Mr Wyn was speaking after the European Union Inquiry Team's fact-finding mission to Holland, where officials used vaccinations to protect cattle and sheep from the disease.
The Euro MP, who coordinated the inquiry team and also sits on the EU Rural Development Committee, said the "conflicting information" issued by the UK government over vaccinations had not helped the farming industry.
Hundreds of thousands of sheep and cattle were culled and burned or buried in an effort to stem the spread of foot-and-mouth in the UK.
In Wales, there were 118 confirmed cases, the majority in Powys, with tourism and farming businesses losing hundreds of millions of pounds in trade.
Mr Wyn believes evidence from Holland shows the widescale disaster could have been avoided in the early days of the outbreak.
The Dutch government came under strong pressure from the public to halt a mass cull and officials reacted accordingly with a vaccination programme.
Holland's 12 provincial councils provided better help and assistance to farmers than was the case in Wales, explained Mr Wyn.
"We have met many groups from the Netherlands who appealed to us to seriously consider a vaccination policy if ever a similar crisis was to occur in the future," he said.
"Officials at the Dutch Central Institute for Animal Disease Control told us that the relevant vaccines could have been made available within five days of the outbreak.
"This contradicts the information given by the Government's scientific advisor Professor Roy Anderson in a hearing in Brussels at the beginning of last week.
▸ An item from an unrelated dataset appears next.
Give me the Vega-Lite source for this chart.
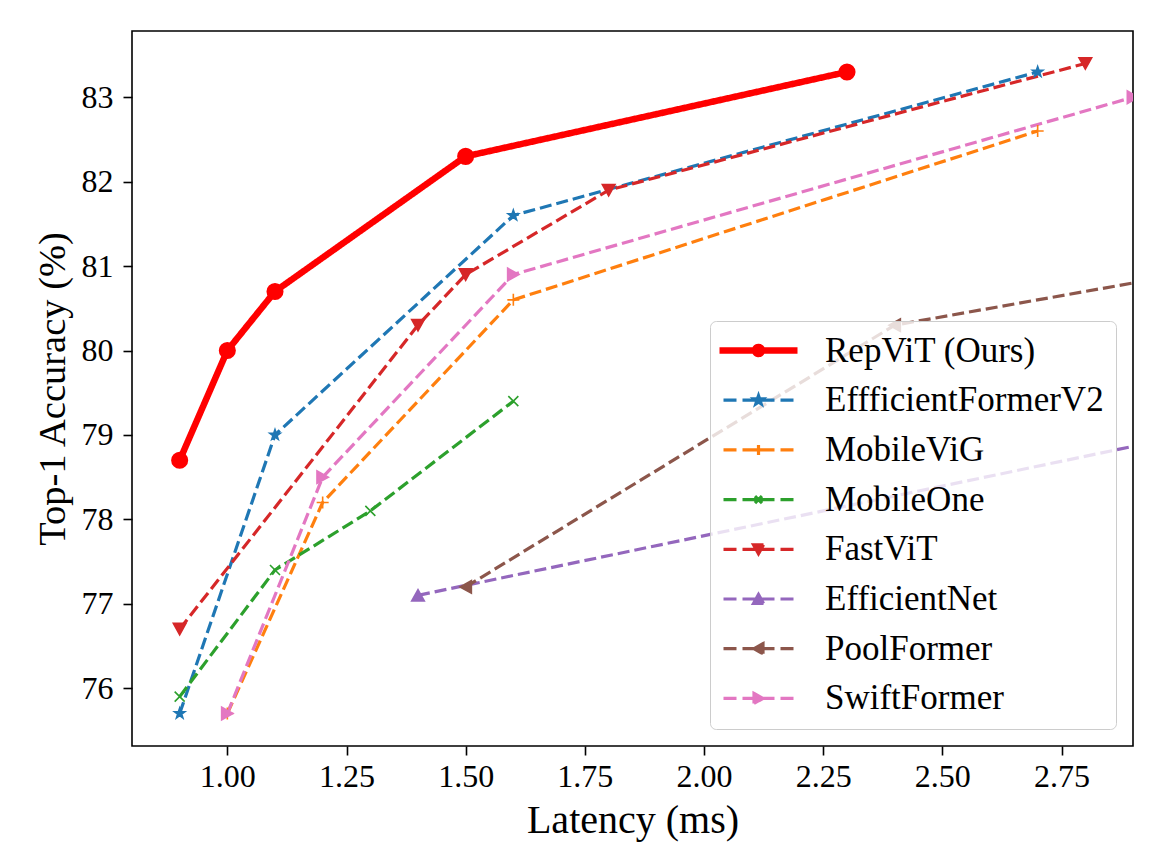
{
  "$schema": "https://vega.github.io/schema/vega-lite/v6.json",
  "width": 1001,
  "height": 715,
  "autosize": {"type": "none"},
  "padding": {"left": 132, "top": 31, "right": 43, "bottom": 114},
  "background": "white",
  "config": {
    "font": "Liberation Serif",
    "view": {"stroke": "black", "strokeWidth": 1.6},
    "axis": {
      "grid": false,
      "domain": false,
      "tickColor": "black",
      "tickWidth": 1.6,
      "tickSize": 9,
      "labelFont": "Liberation Serif",
      "labelFontSize": 32,
      "labelColor": "black",
      "titleFont": "Liberation Serif",
      "titleFontSize": 40,
      "titleFontWeight": "normal",
      "titleColor": "black"
    }
  },
  "data": {
    "values": [
      {"model": "RepViT (Ours)", "latency": 0.9, "acc": 78.7},
      {"model": "RepViT (Ours)", "latency": 1.0, "acc": 80.0},
      {"model": "RepViT (Ours)", "latency": 1.1, "acc": 80.7},
      {"model": "RepViT (Ours)", "latency": 1.5, "acc": 82.3},
      {"model": "RepViT (Ours)", "latency": 2.3, "acc": 83.3},
      {"model": "EffficientFormerV2", "latency": 0.9, "acc": 75.7},
      {"model": "EffficientFormerV2", "latency": 1.1, "acc": 79.0},
      {"model": "EffficientFormerV2", "latency": 1.6, "acc": 81.6},
      {"model": "EffficientFormerV2", "latency": 2.7, "acc": 83.3},
      {"model": "MobileViG", "latency": 1.0, "acc": 75.7},
      {"model": "MobileViG", "latency": 1.2, "acc": 78.2},
      {"model": "MobileViG", "latency": 1.6, "acc": 80.6},
      {"model": "MobileViG", "latency": 2.7, "acc": 82.6},
      {"model": "MobileOne", "latency": 0.9, "acc": 75.9},
      {"model": "MobileOne", "latency": 1.1, "acc": 77.4},
      {"model": "MobileOne", "latency": 1.3, "acc": 78.1},
      {"model": "MobileOne", "latency": 1.6, "acc": 79.4},
      {"model": "FastViT", "latency": 0.9, "acc": 76.7},
      {"model": "FastViT", "latency": 1.4, "acc": 80.3},
      {"model": "FastViT", "latency": 1.5, "acc": 80.9},
      {"model": "FastViT", "latency": 1.8, "acc": 81.9},
      {"model": "FastViT", "latency": 2.8, "acc": 83.4},
      {"model": "EfficientNet", "latency": 1.4, "acc": 77.1},
      {"model": "EfficientNet", "latency": 3.1, "acc": 79.1},
      {"model": "PoolFormer", "latency": 1.5, "acc": 77.2},
      {"model": "PoolFormer", "latency": 2.4, "acc": 80.3},
      {"model": "PoolFormer", "latency": 3.5, "acc": 81.4},
      {"model": "SwiftFormer", "latency": 1.0, "acc": 75.7},
      {"model": "SwiftFormer", "latency": 1.2, "acc": 78.5},
      {"model": "SwiftFormer", "latency": 1.6, "acc": 80.9},
      {"model": "SwiftFormer", "latency": 2.9, "acc": 83.0}
    ]
  },
  "encoding": {
    "x": {
      "field": "latency",
      "type": "quantitative",
      "scale": {"domain": [0.8, 2.9], "nice": false, "zero": false},
      "axis": {"title": "Latency (ms)", "values": [1, 1.25, 1.5, 1.75, 2, 2.25, 2.5, 2.75], "format": ".2f", "labelPadding": 6, "titlePadding": 8}
    },
    "y": {
      "field": "acc",
      "type": "quantitative",
      "scale": {"domain": [75.315, 83.785], "nice": false, "zero": false},
      "axis": {"title": "Top-1 Accuracy (%)", "titleFontSize": 38.5, "values": [76, 77, 78, 79, 80, 81, 82, 83], "format": "d", "labelPadding": 10, "titlePadding": 9}
    },
    "color": {
      "field": "model",
      "type": "nominal",
      "scale": {
        "domain": ["RepViT (Ours)", "EffficientFormerV2", "MobileViG", "MobileOne", "FastViT", "EfficientNet", "PoolFormer", "SwiftFormer"],
        "range": ["#ff0000", "#1f77b4", "#ff7f0e", "#2ca02c", "#d62728", "#9467bd", "#8c564b", "#e377c2"]
      },
      "legend": {
        "title": null,
        "orient": "bottom-right",
        "offset": 17,
        "padding": 12,
        "rowPadding": 13.7,
        "labelFont": "Liberation Serif",
        "labelFontSize": 35,
        "labelColor": "black",
        "labelOffset": 68,
        "labelLimit": 400,
        "symbolSize": 4,
        "fillColor": "rgba(255,255,255,0.8)",
        "strokeColor": "#cccccc",
        "cornerRadius": 6,
        "encode": {
          "symbols": {
            "update": {
              "shape": {"signal": "datum.value === 'RepViT (Ours)' ? 'M-20,0H58M15.5,0A3.5,3.5 0 1,0 22.5,0A3.5,3.5 0 1,0 15.5,0Z' : datum.value === 'EffficientFormerV2' ? 'M-16,0H-3M3,0H35M41,0H54M19,-4.5L20.06,-1.46L23.28,-1.39L20.71,0.56L21.65,3.64L19,1.8L16.35,3.64L17.29,0.56L14.72,-1.39L17.94,-1.46Z' : datum.value === 'MobileViG' ? 'M-16,0H-3M3,0H35M41,0H54M19,-5V5' : datum.value === 'MobileOne' ? 'M-16,0H-3M3,0H35M41,0H54M15.5,-3.5L22.5,3.5M15.5,3.5L22.5,-3.5' : datum.value === 'FastViT' ? 'M-16,0H-3M3,0H35M41,0H54M14,-4.5L24,-4.5L19,4.5Z' : datum.value === 'EfficientNet' ? 'M-16,0H-3M3,0H35M41,0H54M14,4.5L24,4.5L19,-4.5Z' : datum.value === 'PoolFormer' ? 'M-16,0H-3M3,0H35M41,0H54M23.5,-5L23.5,5L14.5,0Z' : 'M-16,0H-3M3,0H35M41,0H54M14.5,-5L14.5,5L23.5,0Z'"},
              "fill": {"scale": "color", "field": "value"},
              "stroke": {"scale": "color", "field": "value"},
              "strokeWidth": {"signal": "datum.value === 'RepViT (Ours)' ? 6.5 : 3.2"},
              "strokeDash": {"value": [1, 0]},
              "opacity": {"value": 1},
              "fillOpacity": {"value": 1},
              "strokeOpacity": {"value": 1},
              "size": {"value": 4}
            }
          }
        }
      }
    }
  },
  "layer": [
    {
      "mark": {"type": "line", "clip": true},
      "encoding": {
        "strokeWidth": {"condition": {"test": "datum.model === 'RepViT (Ours)'", "value": 6.5}, "value": 3.2},
        "strokeDash": {"condition": {"test": "datum.model === 'RepViT (Ours)'", "value": [1, 0]}, "value": [12, 5]}
      }
    },
    {
      "mark": {"type": "point", "filled": true, "clip": true, "opacity": 1, "strokeWidth": 1.6},
      "encoding": {
        "stroke": {
          "field": "model",
          "type": "nominal",
          "scale": {
            "domain": ["RepViT (Ours)", "EffficientFormerV2", "MobileViG", "MobileOne", "FastViT", "EfficientNet", "PoolFormer", "SwiftFormer"],
            "range": ["#ff0000", "#1f77b4", "#ff7f0e", "#2ca02c", "#d62728", "#9467bd", "#8c564b", "#e377c2"]
          },
          "legend": null
        },
        "shape": {
          "condition": [
            {"test": "datum.model === 'RepViT (Ours)'", "value": "circle"},
            {"test": "datum.model === 'EffficientFormerV2'", "value": "M0,-1L0.235,-0.324L0.951,-0.309L0.38,0.124L0.588,0.809L0,0.4L-0.588,0.809L-0.38,0.124L-0.951,-0.309L-0.235,-0.324Z"},
            {"test": "datum.model === 'MobileViG'", "value": "M-1,0H1M0,-1V1"},
            {"test": "datum.model === 'MobileOne'", "value": "M-1,-1L1,1M-1,1L1,-1"},
            {"test": "datum.model === 'FastViT'", "value": "M-1,-0.9L1,-0.9L0,0.9Z"},
            {"test": "datum.model === 'EfficientNet'", "value": "M-1,0.9L1,0.9L0,-0.9Z"},
            {"test": "datum.model === 'PoolFormer'", "value": "M0.9,-1L0.9,1L-0.9,0Z"}
          ],
          "value": "M-0.9,-1L-0.9,1L0.9,0Z"
        },
        "size": {
          "condition": [
            {"test": "datum.model === 'RepViT (Ours)'", "value": 240},
            {"test": "datum.model === 'EffficientFormerV2'", "value": 121},
            {"test": "datum.model === 'MobileOne'", "value": 100},
            {"test": "datum.model === 'MobileViG'", "value": 144}
          ],
          "value": 160
        }
      }
    }
  ]
}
He claimed it would take at least 16 days for sufficient vaccination to be available."
Mr Wyn added: "The (vaccination) argument was, of course, based on keeping an FMD free status, but the Dutch decision to use vaccination did not stop them from getting back their FMD free status. Indeed they gained that status back before we did in the UK.
"One has to ask whether our market in reality was more adversely hit by pictures of burning pyres of dead animals being beamed by the media all over the world?"
'On its knees'
It was estimated earlier this earlier that Welsh tourism had lost more than £200m of income after visitor restrictions were imposed.
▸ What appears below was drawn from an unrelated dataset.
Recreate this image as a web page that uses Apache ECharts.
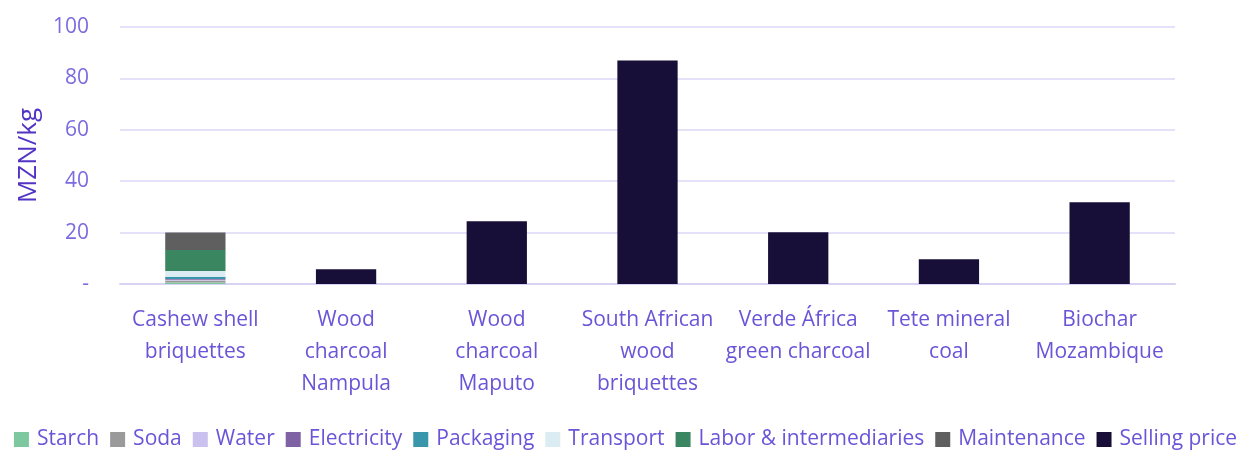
<!DOCTYPE html>
<html>
<head>
<meta charset="utf-8">
<script src="https://cdn.jsdelivr.net/npm/echarts@6/dist/echarts.min.js"></script>
<style>
  html, body { margin: 0; padding: 0; background: #ffffff; }
  #chart { width: 1251px; height: 451px; }
</style>
</head>
<body>
<div id="chart"></div>
<script>
// Fuel cost comparison, MZN per kg
const categories = [
  'Cashew shell\nbriquettes',
  'Wood\ncharcoal\nNampula',
  'Wood\ncharcoal\nMaputo',
  'South African\nwood\nbriquettes',
  'Verde África\ngreen charcoal',
  'Tete mineral\ncoal',
  'Biochar\nMozambique'
];

// Production cost breakdown (cashew shell briquettes only)
const starch      = [0.6, null, null, null, null, null, null];
const soda        = [0.8, null, null, null, null, null, null];
const water       = [0.3, null, null, null, null, null, null];
const electricity = [0.2, null, null, null, null, null, null];
const packaging   = [0.9, null, null, null, null, null, null];
const transport   = [2.3, null, null, null, null, null, null];
const labor       = [8.1, null, null, null, null, null, null];
const maintenance = [6.8, null, null, null, null, null, null];

// Market selling prices of the other fuels
const sellingPrice = [null, 5.7, 24.4, 87.0, 20.1, 9.6, 31.8];

const yTicks = [0, 20, 40, 60, 80, 100];

const seriesDefs = [
  ['Starch', starch, '#7ec8a0'],
  ['Soda', soda, '#9a9a9a'],
  ['Water', water, '#cbc1ef'],
  ['Electricity', electricity, '#7f62a3'],
  ['Packaging', packaging, '#3a96aa'],
  ['Transport', transport, '#dbedf3'],
  ['Labor & intermediaries', labor, '#3a8660'],
  ['Maintenance', maintenance, '#5f5f5f'],
  ['Selling price', sellingPrice, '#170f37']
];

const fontFamily = '"Open Sans", "Noto Sans", sans-serif';
const chart = echarts.init(document.getElementById('chart'), null, { renderer: 'canvas' });

chart.setOption({
  animation: false,
  backgroundColor: '#ffffff',
  grid: { left: 120, right: 76, top: 27, bottom: 167, containLabel: false },
  legend: {
    bottom: -4,
    left: 'center',
    itemWidth: 15,
    itemHeight: 15,
    itemGap: 11,
    icon: 'rect',
    textStyle: { color: '#6a55d8', fontSize: 21, fontFamily: fontFamily, padding: [0, 0, 0, 3] },
    data: seriesDefs.map(d => d[0])
  },
  xAxis: {
    type: 'category',
    data: categories,
    axisLine: { show: true, lineStyle: { color: '#d8d2f4', width: 2 } },
    axisTick: { show: false },
    axisLabel: {
      color: '#6a55d8',
      fontSize: 21,
      lineHeight: 32,
      fontFamily: fontFamily,
      margin: 20,
      interval: 0
    }
  },
  yAxis: {
    type: 'value',
    min: 0,
    max: 100,
    interval: 20,
    name: 'MZN/kg',
    nameLocation: 'middle',
    nameGap: 77,
    nameTextStyle: { color: '#5233c4', fontSize: 26, fontWeight: 500, fontFamily: fontFamily },
    axisLine: { show: false },
    axisTick: { show: false },
    splitLine: { lineStyle: { color: '#dcd7f6', width: 1.5 } },
    axisLabel: {
      color: '#7b6be0',
      fontSize: 21,
      fontFamily: fontFamily,
      margin: 31,
      formatter: v => (yTicks.includes(v) && v === 0 ? '-' : String(v))
    }
  },
  series: seriesDefs.map(([name, values, color]) => ({
    name: name,
    type: 'bar',
    stack: 'total',
    barWidth: '40%',
    data: values,
    itemStyle: { color: color },
    emphasis: { disabled: true }
  }))
});
</script>
</body>
</html>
But Mr Wyn added such a situation could have been avoided: "I was informed here in the Netherlands that the tourist industry was saved through its policy of vaccination.
"Vaccination allowed tourists and visitors to move freely around the country when our own Welsh tourist industry was on its knees."
The Powys-based UK Rural Business Campaign demanded compensation for losing thousands of tourism and other enterprises.